Worrell continued to tour and record for the next 40 years, working with artists ranging from The B-52s’ Fred Schnieder, to Mos Def, to Les Claypool and guitarist Buckethead (for a supergroup operating under the name “Colonel Claypool’s Bucket of Bernie Brains,” which might be the most elaborately strange band name in a career that was absolutely full of them.) Worrell also played frequently with his own orchestra, releasing a dozen solo albums over the course of his long career.

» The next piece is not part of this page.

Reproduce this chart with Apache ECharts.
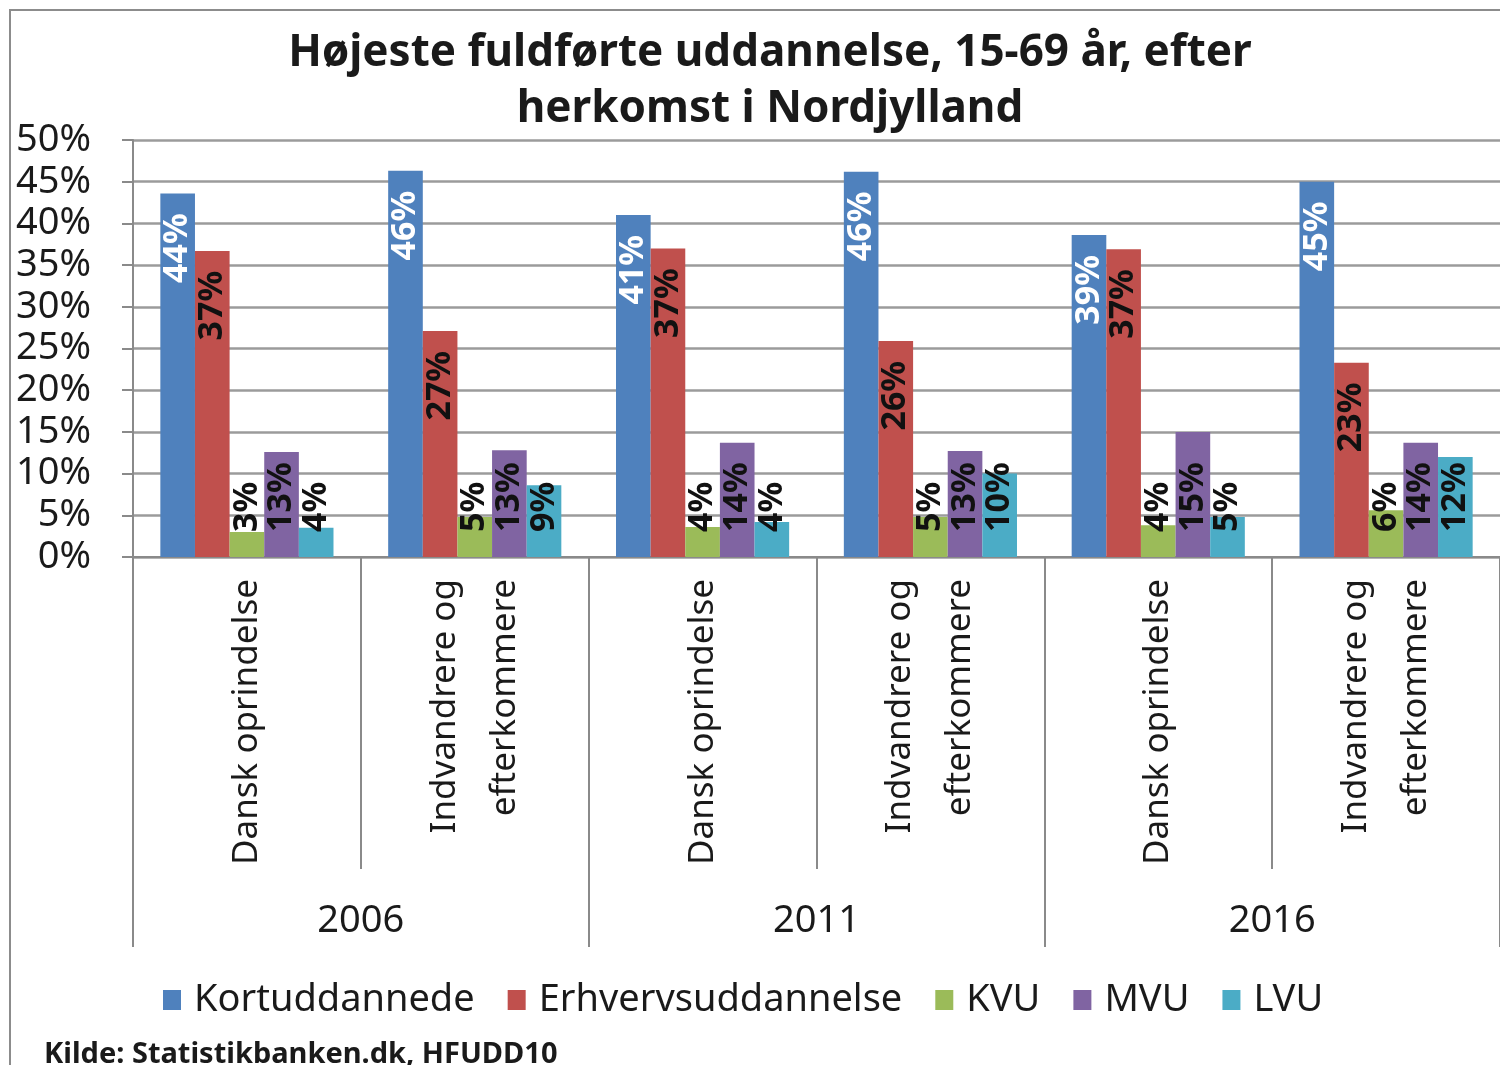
<!DOCTYPE html>
<html>
<head>
<meta charset="utf-8">
<script src="https://cdn.jsdelivr.net/npm/echarts@6/dist/echarts.min.js"></script>
<style>
  html, body { margin: 0; padding: 0; background: #fff; }
  #container { width: 1500px; height: 1065px; }
</style>
</head>
<body>
<div id="container"></div>
<script>
// data (percent)
const categories = ['Dansk oprindelse', 'Indvandrere og\nefterkommere',
                    'Dansk oprindelse', 'Indvandrere og\nefterkommere',
                    'Dansk oprindelse', 'Indvandrere og\nefterkommere'];
const years = ['2006', '2011', '2016'];
const seriesNames = ['Kortuddannede', 'Erhvervsuddannelse', 'KVU', 'MVU', 'LVU'];
const kortuddannede = [43.6, 46.3, 41.0, 46.2, 38.6, 45.0];
const erhverv = [36.7, 27.1, 37.0, 25.9, 36.9, 23.3];
const kvu = [3.0, 4.8, 3.6, 4.8, 3.8, 5.6];
const mvu = [12.6, 12.8, 13.7, 12.7, 15.0, 13.7];
const lvu = [3.5, 8.6, 4.2, 10.0, 4.8, 12.0];
const colors = ['#4F81BD', '#C0504D', '#9BBB59', '#8064A2', '#4BACC6'];

const font = '"Noto Sans", "DejaVu Sans", sans-serif';
const chart = echarts.init(document.getElementById('container'), null, { renderer: 'canvas' });

// short bars get their label pushed up from the axis, tall ones hang from the top
function barData(values) {
    return values.map(v => {
        const small = v < 20;
        return {
            value: v,
            label: small
                ? { position: 'insideBottom', align: 'left', distance: 25 }
                : { position: 'insideTop', align: 'right', distance: 20 }
        };
    });
}

const allValues = [kortuddannede, erhverv, kvu, mvu, lvu];

const series = allValues.map((vals, i) => ({
    name: seriesNames[i],
    type: 'bar',
    barGap: '0%',
    barCategoryGap: '24%',
    itemStyle: { color: colors[i] },
    label: {
        show: true,
        rotate: 90,
        verticalAlign: 'middle',
        fontFamily: font,
        fontWeight: 'bold',
        fontSize: 34,
        color: i === 0 ? '#fff' : '#111',
        formatter: p => Math.round(p.value) + '%'
    },
    data: barData(vals)
}));

const option = {
    animation: false,
    title: {
        text: 'Højeste fuldførte uddannelse, 15-69 år, efter\nherkomst i Nordjylland',
        left: 765,
        top: 20,
        textAlign: 'center',
        textStyle: { fontFamily: font, fontWeight: 'bold', fontSize: 44, lineHeight: 56, color: '#1a1a1a' }
    },
    legend: {
        data: seriesNames,
        left: 158,
        top: 976,
        icon: 'rect',
        itemWidth: 18,
        itemHeight: 20,
        itemGap: 33,
        textStyle: { fontFamily: font, fontSize: 38, color: '#1a1a1a', padding: [0, 0, 0, 8] }
    },
    grid: { left: 133, right: -4, top: 140, bottom: 508, containLabel: false },
    xAxis: [
        {
            type: 'category',
            data: categories,
            axisLine: { lineStyle: { color: '#8a8a8a', width: 2 } },
            axisTick: { show: true, interval: 0, length: 312, lineStyle: { color: '#8a8a8a', width: 2 } },
            axisLabel: {
                interval: 0, rotate: 90, margin: 22,
                fontFamily: font, fontSize: 35, lineHeight: 60, color: '#1a1a1a'
            }
        },
        {
            type: 'category',
            data: years,
            position: 'bottom',
            axisLine: { show: false },
            axisTick: { show: true, interval: 0, length: 390, lineStyle: { color: '#8a8a8a', width: 2 } },
            axisLabel: { interval: 0, margin: 345, fontFamily: font, fontSize: 38, color: '#1a1a1a' }
        }
    ],
    yAxis: {
        type: 'value',
        min: 0,
        max: 50,
        interval: 5,
        axisLine: { show: true, lineStyle: { color: '#8a8a8a', width: 2 } },
        axisTick: { show: true, length: 11, lineStyle: { color: '#8a8a8a', width: 2 } },
        splitLine: { lineStyle: { color: '#9b9b9b', width: 2.5 } },
        axisLabel: { formatter: '{value}%', margin: 42, fontFamily: font, fontSize: 38, color: '#1a1a1a' }
    },
    graphic: [
        {
            type: 'rect',
            shape: { x: 10, y: 10, width: 1520, height: 1100 },
            style: { fill: 'none', stroke: '#8c8c8c', lineWidth: 2 },
            silent: true
        },
        {
            type: 'text',
            left: 44,
            top: 1040,
            style: { text: 'Kilde: Statistikbanken.dk, HFUDD10', fontFamily: font, fontWeight: 'bold', fontSize: 29, fill: '#1a1a1a' }
        }
    ],
    series: series
};

chart.setOption(option);
window.addEventListener('resize', () => chart.resize());
</script>
</body>
</html>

Worrell continued to perform throughout the 2010s, throwing much of his energy behind the Khu.éex’ project, which attempts to adapt Tlingit music—traditionally performed by the native people of the Pacific Northwest—for modern audiences. He also reunited with Demme in 2015, appearing as himself in the director’s Meryl Streep vehicle Riki And The Flash. In early 2016, though, Worrell announced that he was suffering from stage-four lung cancer. Outporings of support from the musical community were swift in coming, with David Byrne and others organizing efforts to raise money to help cover his medical costs.

But while his influence stretched to almost every corner of the musical world, Worrell will probably best be remembered for his work with Parliament in the 1970s, where he helped to not just propagate the funk sound, but to define what the idea of “funk” even meant. His keyboard work on songs like “Mothership Connection” and “Aqua Boogie”—confident, experimental, and infused with an irresistible energy—underlined not just funk, but the world of R&B music and rock for decades yet to come.